The story is more concerned with this French music teacher, falling in love with a puppeteer-writer, Alexandre Fabbri (Philippe Volter). Véronique finds herself trapped in love, but also trapped in a man's desire to establish the veracity of telepathy among humans. Kieslowski does not hide behind the curtain on this occasion, and follows along with his characters the search for unity. That is why the revelations and circumstances do not appear as contrived, but necessary devices to understand the dialectics of human consciousness.

The Polish director believes that one can understand humanity not through its differences, but through the similarities.
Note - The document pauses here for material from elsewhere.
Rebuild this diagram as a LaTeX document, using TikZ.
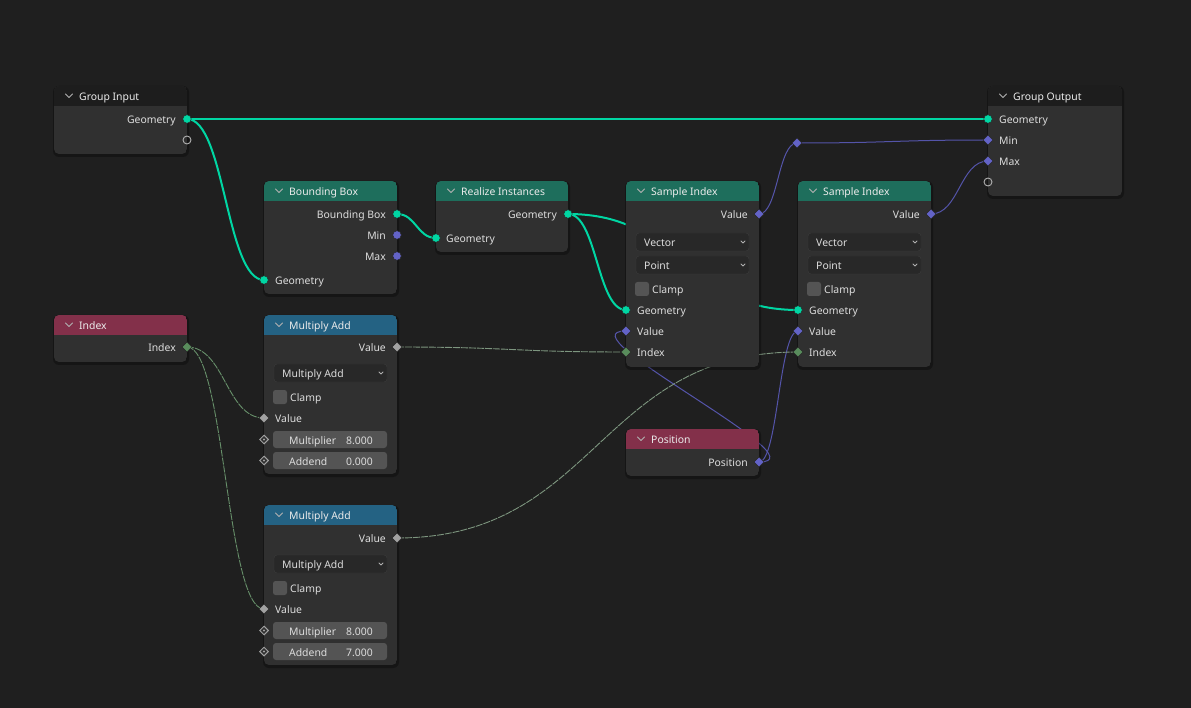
\documentclass[tikz,border=0pt]{standalone}
\usepackage{fontspec}
\setmainfont{Noto Sans}
\usetikzlibrary{shapes.geometric}
\pgfdeclarelayer{canvas}
\pgfdeclarelayer{links}
\pgfsetlayers{canvas,links,main}
\definecolor{bg}{HTML}{1F1F1F}
\definecolor{nbody}{HTML}{303030}
\definecolor{hgroup}{HTML}{1D1D1D}
\definecolor{hgeo}{HTML}{1E6E5C}
\definecolor{hinput}{HTML}{83304A}
\definecolor{hconv}{HTML}{246283}
\definecolor{cgeo}{HTML}{00D6A3}
\definecolor{cvec}{HTML}{6363C7}
\definecolor{cflt}{HTML}{A1A1A1}
\definecolor{cint}{HTML}{598C5C}
\definecolor{txt}{HTML}{DDDDDD}
\definecolor{ddbg}{HTML}{282828}
\definecolor{ddline}{HTML}{3C3C3C}
\definecolor{btn}{HTML}{545454}
\tikzset{
  lbl/.style={inner sep=0pt, text=txt, font=\fontsize{10.4}{12}\selectfont, text height=9pt, text depth=0pt},
  ttl/.style={lbl, anchor=west, text=white!92!black},
  chev/.style={draw=txt!80!black, line width=0.9pt, line cap=round, line join=round},
  sock/.style={inner sep=0pt, outer sep=0pt, draw=black!85, line width=0.5pt},
  sgeo/.style={sock, circle, fill=cgeo, minimum size=8.5pt},
  svec/.style={sock, diamond, fill=cvec, minimum size=10pt},
  sflt/.style={sock, diamond, fill=cflt, minimum size=10pt},
  sint/.style={sock, diamond, fill=cint, minimum size=10pt},
  shollow/.style={circle, draw=cflt!85, line width=0.9pt, minimum size=8pt, inner sep=0pt},
  sfield/.style={diamond, draw=cflt, fill=nbody, line width=1pt, minimum size=9pt, inner sep=0pt},
  lgeo/.style={draw=cgeo, line width=2pt},
  lvec/.style={draw=cvec!85!black, line width=1pt},
  lfield/.style={line width=0.9pt, dash pattern=on 7pt off 1pt},
}
\newcommand\nodebox[7]{%
  \fill[black, opacity=0.3, rounded corners=6pt] (#2-1,#3) rectangle (#4+2,#5+3);
  \begin{scope}
    \clip[rounded corners=5pt] (#2,#3) rectangle (#4,#5);
    \fill[nbody] (#2,#3) rectangle (#4,#5);
    \fill[#6] (#2,#3) rectangle (#4,#3+20);
  \end{scope}
  \coordinate (#1) at (#2,#3);
  \draw[chev] (#2+11.5,#3+8) -- (#2+15,#3+11.5) -- (#2+18.5,#3+8);
  \node[ttl] (#1-title) at (#2+25,#3+10) {#7};
}
\newcommand\ddown[5]{% name x1 x2 yc text
  \draw[ddline, fill=ddbg, rounded corners=3pt] (#2,#4-9) rectangle (#3,#4+9);
  \node[lbl, anchor=west] (#1) at (#2+8,#4) {#5};
  \draw[chev, line width=0.8pt] (#3-8,#4-1) -- (#3-6,#4+1) -- (#3-4,#4-1);
}
\newcommand\clampbox[3]{% name x1 yc
  \fill[btn, rounded corners=2.5pt] (#2+9,#3-7) rectangle (#2+23,#3+7);
  \node[lbl, anchor=west] (#1) at (#2+26,#3) {Clamp};
}
\newcommand\field[6]{% name x1 x2 yc label value
  \fill[btn, rounded corners=3pt] (#2+9,#4-8.5) rectangle (#3-10,#4+8.5);
  \node[lbl, anchor=west] (#1-l) at (#2+25,#4) {#5};
  \node[lbl, anchor=east] (#1-v) at (#3-24,#4) {#6};
}
\begin{document}
\begin{tikzpicture}[x=1pt,y=-1pt]
\begin{pgfonlayer}{canvas}
\fill[bg] (0,0) rectangle (1191,708);
\end{pgfonlayer}
\useasboundingbox (0,0) rectangle (1191,708);

% ---------- Group Input
\nodebox{gi}{54}{86}{187}{154}{hgroup}{Group Input}
\node[lbl, anchor=east] at (176,119) {Geometry};
\node[sgeo] (gi-geo) at (187,119) {};
\node[shollow] (gi-empty) at (187,140) {};

% ---------- Group Output
\nodebox{go}{988}{86}{1122}{196}{hgroup}{Group Output}
\node[lbl, anchor=west] at (999,119) {Geometry};
\node[lbl, anchor=west] at (999,140) {Min};
\node[lbl, anchor=west] at (999,161) {Max};
\node[sgeo] (go-geo) at (988,119) {};
\node[svec] (go-min) at (988,140) {};
\node[svec] (go-max) at (988,161) {};
\node[shollow] (go-empty) at (988,182) {};

% ---------- Bounding Box
\nodebox{bb}{264}{181}{397}{294}{hgeo}{Bounding Box}
\node[lbl, anchor=east] at (386,214) {Bounding Box};
\node[lbl, anchor=east] at (386,235) {Min};
\node[lbl, anchor=east] at (386,256) {Max};
\node[lbl, anchor=west] at (275,280) {Geometry};
\node[sgeo] (bb-box) at (397,214) {};
\node[sock, circle, fill=cvec, minimum size=8.5pt] (bb-min) at (397,235) {};
\node[sock, circle, fill=cvec, minimum size=8.5pt] (bb-max) at (397,256) {};
\node[sgeo] (bb-gin) at (264,280) {};

% ---------- Realize Instances
\nodebox{ri}{436}{181}{568}{252}{hgeo}{Realize Instances}
\node[lbl, anchor=east] at (557,214) {Geometry};
\node[lbl, anchor=west] at (446,238) {Geometry};
\node[sgeo] (ri-gout) at (568,214) {};
\node[sgeo] (ri-gin) at (436,238) {};

% ---------- Sample Index 1
\nodebox{sa}{626}{181}{759}{367}{hgeo}{Sample Index}
\node[lbl, anchor=east] at (748,214) {Value};
\ddown{sa-type}{636}{749}{242}{Vector}
\ddown{sa-dom}{636}{749}{265}{Point}
\clampbox{sa-clamp}{626}{289}
\node[lbl, anchor=west] at (637,310) {Geometry};
\node[lbl, anchor=west] at (637,331) {Value};
\node[lbl, anchor=west] at (637,352) {Index};
\node[svec] (sa-vout) at (759,214) {};
\node[sgeo] (sa-geo) at (626,310) {};
\node[svec] (sa-vin) at (626,331) {};
\node[sint] (sa-idx) at (626,352) {};

% ---------- Sample Index 2
\nodebox{sb}{798}{181}{931}{367}{hgeo}{Sample Index}
\node[lbl, anchor=east] at (920,214) {Value};
\ddown{sb-type}{808}{921}{242}{Vector}
\ddown{sb-dom}{808}{921}{265}{Point}
\clampbox{sb-clamp}{798}{289}
\node[lbl, anchor=west] at (809,310) {Geometry};
\node[lbl, anchor=west] at (809,331) {Value};
\node[lbl, anchor=west] at (809,352) {Index};
\node[svec] (sb-vout) at (931,214) {};
\node[sgeo] (sb-geo) at (798,310) {};
\node[svec] (sb-vin) at (798,331) {};
\node[sint] (sb-idx) at (798,352) {};

% ---------- Reroute
\node[svec] (rr) at (797,143) {};

% ---------- Index
\nodebox{ix}{54}{315}{187}{362}{hinput}{Index}
\node[lbl, anchor=east] at (176,347) {Index};
\node[sint] (ix-out) at (187,347) {};

% ---------- Multiply Add 1
\nodebox{ma}{264}{315}{397}{474}{hconv}{Multiply Add}
\node[lbl, anchor=east] at (386,347) {Value};
\ddown{ma-op}{274}{387}{373}{Multiply Add}
\clampbox{ma-clamp}{264}{397}
\node[lbl, anchor=west] at (275,418) {Value};
\field{ma-mul}{264}{397}{439.5}{Multiplier}{8.000}
\field{ma-add}{264}{397}{460.5}{Addend}{0.000}
\node[sflt] (ma-vout) at (397,347) {};
\node[sflt] (ma-vin) at (264,418) {};
\node[sfield] (ma-m) at (264,439.5) {};
\fill[cflt] (ma-m) circle (1.2);
\node[sfield] (ma-a) at (264,460.5) {};
\fill[cflt] (ma-a) circle (1.2);

% ---------- Multiply Add 2
\nodebox{mb}{264}{505}{397}{665}{hconv}{Multiply Add}
\node[lbl, anchor=east] at (386,538) {Value};
\ddown{mb-op}{274}{387}{564}{Multiply Add}
\clampbox{mb-clamp}{264}{588}
\node[lbl, anchor=west] at (275,609) {Value};
\field{mb-mul}{264}{397}{630.5}{Multiplier}{8.000}
\field{mb-add}{264}{397}{651.5}{Addend}{7.000}
\node[sflt] (mb-vout) at (397,538) {};
\node[sflt] (mb-vin) at (264,609) {};
\node[sfield] (mb-m) at (264,630.5) {};
\fill[cflt] (mb-m) circle (1.2);
\node[sfield] (mb-a) at (264,651.5) {};
\fill[cflt] (mb-a) circle (1.2);

% ---------- Position
\nodebox{po}{626}{429}{759}{476}{hinput}{Position}
\node[lbl, anchor=east] at (748,462) {Position};
\node[svec] (po-out) at (759,462) {};

% ---------- Links
\begin{pgfonlayer}{links}
\draw[lgeo] (gi-geo.center) -- (go-geo.center);
\draw[lgeo] (gi-geo.center) .. controls +(38,0) and +(-38,0) .. (bb-gin.center);
\draw[lgeo] (bb-box.center) .. controls +(19,0) and +(-19,0) .. (ri-gin.center);
\draw[lgeo] (ri-gout.center) .. controls +(29,0) and +(-29,0) .. (sa-geo.center);
\draw[lgeo] (ri-gout.center) .. controls +(115,0) and +(-115,0) .. (sb-geo.center);
\draw[lvec] (sa-vout.center) .. controls +(19,0) and +(-19,0) .. (rr.center);
\draw[lvec] (rr.center) .. controls +(95,0) and +(-95,0) .. (go-min.center);
\draw[lvec] (sb-vout.center) .. controls +(28,0) and +(-28,0) .. (go-max.center);
\draw[lvec] (po-out.center) .. controls +(67,0) and +(-67,0) .. (sa-vin.center);
\draw[lvec] (po-out.center) .. controls +(19,0) and +(-19,0) .. (sb-vin.center);
\draw[lfield, draw=cint!80!cflt] (ix-out.center) .. controls +(38,0) and +(-38,0) .. (ma-vin.center);
\draw[lfield, draw=cint!80!cflt] (ix-out.center) .. controls +(38,0) and +(-38,0) .. (mb-vin.center);
\draw[lfield, draw=cflt!50!cint] (ma-vout.center) .. controls +(115,0) and +(-115,0) .. (sa-idx.center);
\draw[lfield, draw=cflt!50!cint] (mb-vout.center) .. controls +(200,0) and +(-200,0) .. (sb-idx.center);
\end{pgfonlayer}
\end{tikzpicture}
\end{document}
We do not judge each leaf independently in order to understand the beauty of a tree's crown. We simply look how an amalgam of similar items manages to create a most original creation. The inevitable small differences serve primarily an aesthetic purpose. The same is true for humans. We are not all white, doctors, cynics, or what not. Yet, we are all capable of empathy, we all feel pain, we all have dreams, and eventually we all fall in love. The rest is just circumstantial, insignificant detail is what gives birth to mundane beauty. The true spirit is untouched though, left to float quietly, escaping our ability to grasp it.

Today's audiences might compare Kieslowski's film to Jeunet's Amelie, yet on this occasion, the aesthetic spirit is meaningful in itself, rather than just complementing an entertaining romantic comedy. Watching The Double Life of Veronique one is inescapably forced to appreciate the film's artistic qualities. Slawomir Idziak's expressive cinematography breathes life through Zbigniew Preisner's stunning soundtrack. The spectator is charmed into a chimera in which nothing but pure beauty matters.

It is rare for a film to succeed so well, despite leaving so much of the plot off-screen. But Kieslowski captures a spirit that is so faithful to the spectator's emotion, that in Jacob, we will cease to glance at an one-dimensional character, but gaze into the inner depths of our souls. Veronique is all of us, lonely beings trapped in undeveloped lives, ever hoping that one day we will be able to grasp the meaning of it all. Until then, all we are left with is an angelic voice singing with utter simplicity, buzzing reassuringly in our ears. This voice will be the last thing we will ever hear.